俺の子でいいよ。~不倫関係にある勤務先の医者との子か、一夜だけ関係を持った彼との子か分からない~
父はじめての顔合わせ
「えぇっ、珠里ちゃんが結婚!?まぁまぁ、子供まで?」
病院のベッドの上。妻の報告に、珠里の祖母でもある俺の母親がふふっと嬉そうに微笑んだ。
「そうなんですよ!お義母さん!」
「全く、彼氏も家に連れて来たことなかったのに本当に急な話だよな」
「でも、おめでたいじゃないの!」
健康診断で行われた血液検査で数値が怪しいものがあり、先日 母は大学病院に検査入院となった。
「こんな大きな病院で個室にまで入れてくれて。鴨田さんのおばあちゃんなんだって、みーんな親切にしてくれるのよ。きっと珠里ちゃん、職場でもいい子なのねぇ」
いくら大部屋が空いていなかったとしても、病室にソファやクッション、家族が泊まれるような簡易ベッド、バス・トイレまでついた特別室みたいな部屋だった。

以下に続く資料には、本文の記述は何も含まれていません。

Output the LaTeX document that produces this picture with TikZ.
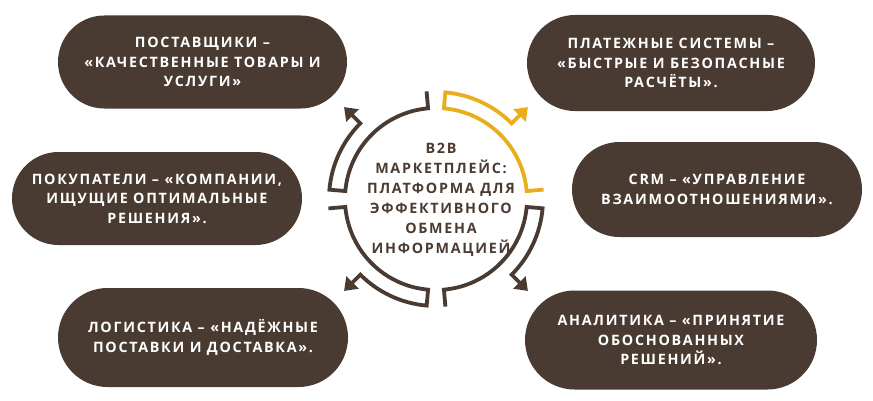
\documentclass[tikz,border=0pt]{standalone}
\usepackage{fontspec}
\setmainfont{Open Sans}[LetterSpace=12]
\usepackage{tikz}
\usetikzlibrary{shapes.misc}
\usetikzlibrary{arrows.meta}
\definecolor{bark}{HTML}{4A3B32}
\definecolor{amber}{HTML}{E9AE1E}

\tikzset{
   pill/.style={
      rounded rectangle,
      fill=bark,
      text=white,
      align=center,
      inner sep=0pt,
      font=\bfseries\fontsize{14.3}{19.5}\selectfont
   },
   ring/.style={
      line width=3.8pt,
      line join=miter,
      -{Triangle[length=12pt,width=17pt]}
   }
}

\begin{document}
\begin{tikzpicture}[x=1pt,y=1pt]
   \useasboundingbox (0,0) rectangle (873,400);

   \node[pill, minimum width=289pt, minimum height=93pt] (suppliers) at (202.5,338)
      {ПОСТАВЩИКИ –\\«КАЧЕСТВЕННЫЕ ТОВАРЫ И\\УСЛУГИ»};
   \node[pill, minimum width=288pt, minimum height=96pt] (payments) at (671,337)
      {ПЛАТЕЖНЫЕ СИСТЕМЫ –\\«БЫСТРЫЕ И БЕЗОПАСНЫЕ\\РАСЧЁТЫ».};
   \node[pill, minimum width=290pt, minimum height=93pt] (buyers) at (157,201.5)
      {ПОКУПАТЕЛИ – «КОМПАНИИ,\\ИЩУЩИЕ ОПТИМАЛЬНЫЕ\\РЕШЕНИЯ».};
   \node[pill, minimum width=290pt, minimum height=95pt] (crm) at (717,210.5)
      {CRM – «УПРАВЛЕНИЕ\\ВЗАИМООТНОШЕНИЯМИ».};
   \node[pill, minimum width=290pt, minimum height=99pt] (logistics) at (203,62.5)
      {ЛОГИСТИКА – «НАДЁЖНЫЕ\\ПОСТАВКИ И ДОСТАВКА».};
   \node[pill, minimum width=292pt, minimum height=99pt] (analytics) at (671,60)
      {АНАЛИТИКА – «ПРИНЯТИЕ\\ОБОСНОВАННЫХ\\РЕШЕНИЙ».};

   \node[
      align=center,
      text=bark,
      inner sep=0pt,
      font=\bfseries\fontsize{14.3}{20}\selectfont
   ] (hub) at (441,200)
      {B2B\\МАРКЕТПЛЕЙС:\\ПЛАТФОРМА ДЛЯ\\ЭФФЕКТИВНОГО\\ОБМЕНА\\ИНФОРМАЦИЕЙ};

   \begin{scope}[shift={(436,201)}]
      \foreach \k/\col in {0/amber,1/bark,2/bark,3/bark} {
         \pgfmathsetmacro\s{85-90*\k}
         \pgfmathsetmacro\e{\s-80}
         \pgfmathsetmacro\a{45-90*\k}
         \draw[ring, color=\col]
            (\e:108) -- (\e:91)
            arc[start angle=\e, end angle=\s, radius=91pt]
            -- (\s:107)
            arc[start angle=\s, end angle=\a, radius=107pt]
            -- (\a:130);
      }
   \end{scope}
\end{tikzpicture}
\end{document}
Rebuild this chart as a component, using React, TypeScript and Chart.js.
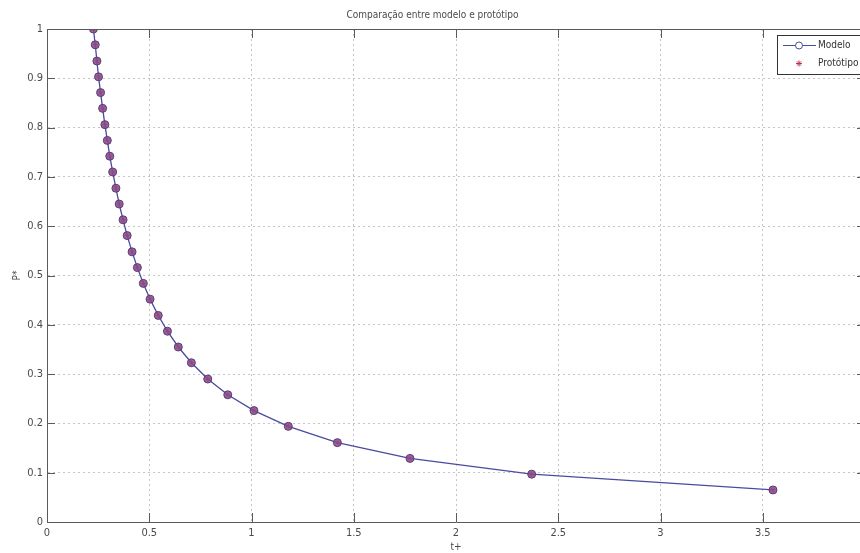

たかが、検査入院のお年寄りが泊まれるような場所ではないのは気のせいか……。
今まで他の病院にお世話になった事はあったが、ここまで待遇が違うものなのだろうか。
トントン。ノック音の後、スライド式の扉が開いた。
「うわっ、何この部屋」
「珠里さん、開けるの早過ぎ」
部屋に入ってきたのは娘の珠里と、交際相手の春多くんだ。